Obituary for Tristan da Cunha islander Barton Green, who passed away 6th March 2016, aged 83.

Obituary for Barton Green

Barton Green

By Jim Kerr

Barton Frederick Green passed away on Monday 6th March 2017 after a long and debilitating illness aged 83. Barton was born on 13th September 1933, to parents Frederick and Alice Green. He married Pauline Glass in January 1958. He is survived by his sons Gavin and Keith, daughter-in-law Joanne, grandchildren Jason and Caryn, brothers Benny, James, Ken and Terry and sisters Martha and Francesca.

Barton started his working life as a fisherman when the crayfish industry first started. He often told me of how they fished from small dinghies relying on oars to move about and of the amazing abundance of fish at that time. When the volcano erupted in 1961 Barton and his family lived in Calshot and he worked at the nearby Esso Oil Refinery where he was highly respected by his employers; he said that, on occasions he would be given a lift from work by the 'big boss' in a Rolls Royce!
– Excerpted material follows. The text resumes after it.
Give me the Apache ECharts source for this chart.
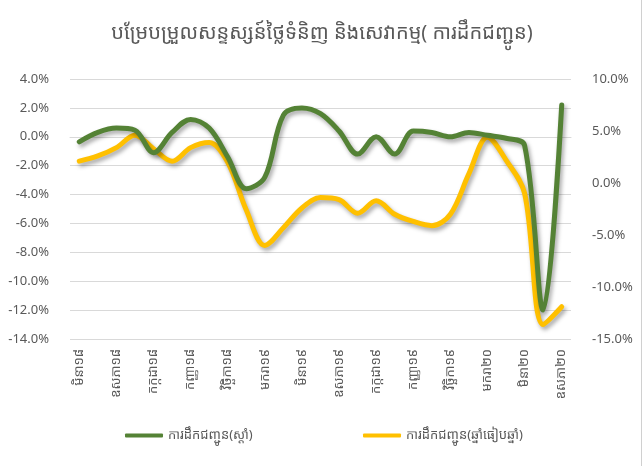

On his return to Tristan Barton worked full time for the fishing company where they employed his skills as a carpenter to build and maintain the fishing boats. On a fishing day it was Barton's responsibility to hit the dong having made crucial judgements about the weather and state of the ocean. He would then set out to sea in the launch and act as a sort of shepherd to all the fishing boats making running repairs and ensuring that they all got back safely to the harbour. My wife and I had many opportunities to join him in the launch and he would take us to excellent fishing spots by lining up marks on the island's coast where we would be guaranteed to catch a good number of bluefish, five finger and stumpnose. On these days his skills as a navigator and seaman were obvious. For many years Barton was coxswain of the longboat Stirling Castle and in March 1958 when the longboats returning from Nightingale were hit by a storm he successfully navigated back to Tristan on a night when two of the longboats were blown out of site of the island; Barton was very proud of this achievement.
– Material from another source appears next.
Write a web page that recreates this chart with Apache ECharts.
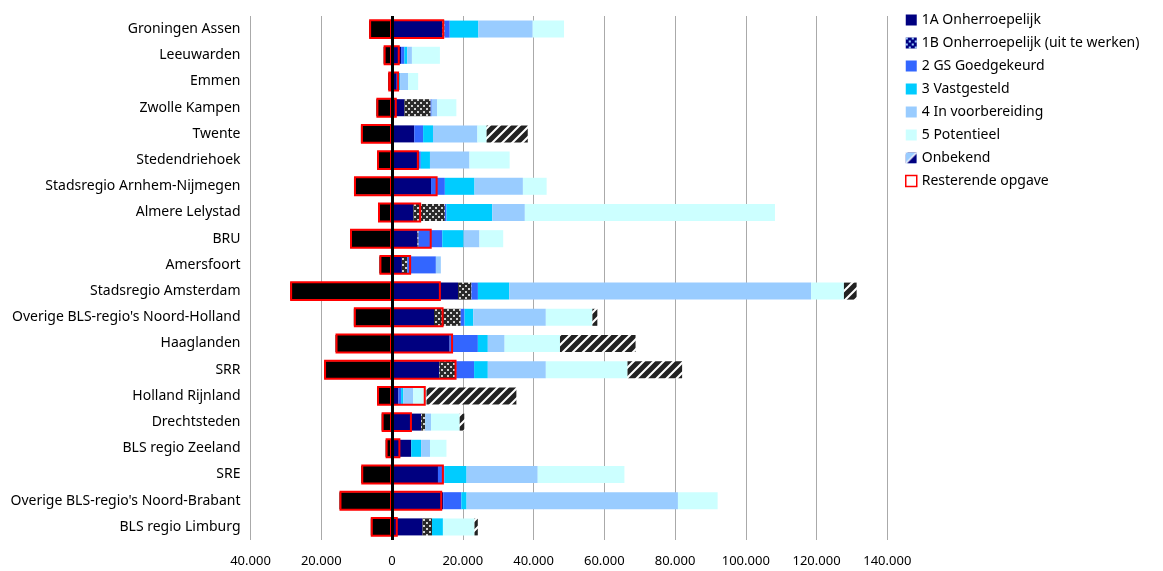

Barton was a very special friend to me and my family when we lived on the island in the 1980s. He and Pauline looked after us as though they were parents to me and my wife Sue, and Grandparents to our sons Barry and Simon. None of our family will ever forget Barton's kindness and generosity and I learned so much from him that has enhanced my life, everything from the best way to grow potatoes to shearing a sheep. Barton had a great sense of humour and occasionally liked to play practical jokes. On my first attempt at shearing a sheep Barton chose the liveliest creature he could and all those nearby enjoyed the spectacle of my feeble attempts at keeping hold of the beast while struggling to snip away at its fleece with the shears.

Barton was a well respected member of the Tristan community who was always happy to help others and whose cheerful disposition brightened the lives of all around him. He will be greatly missed but leaves many happy memories for all who knew him.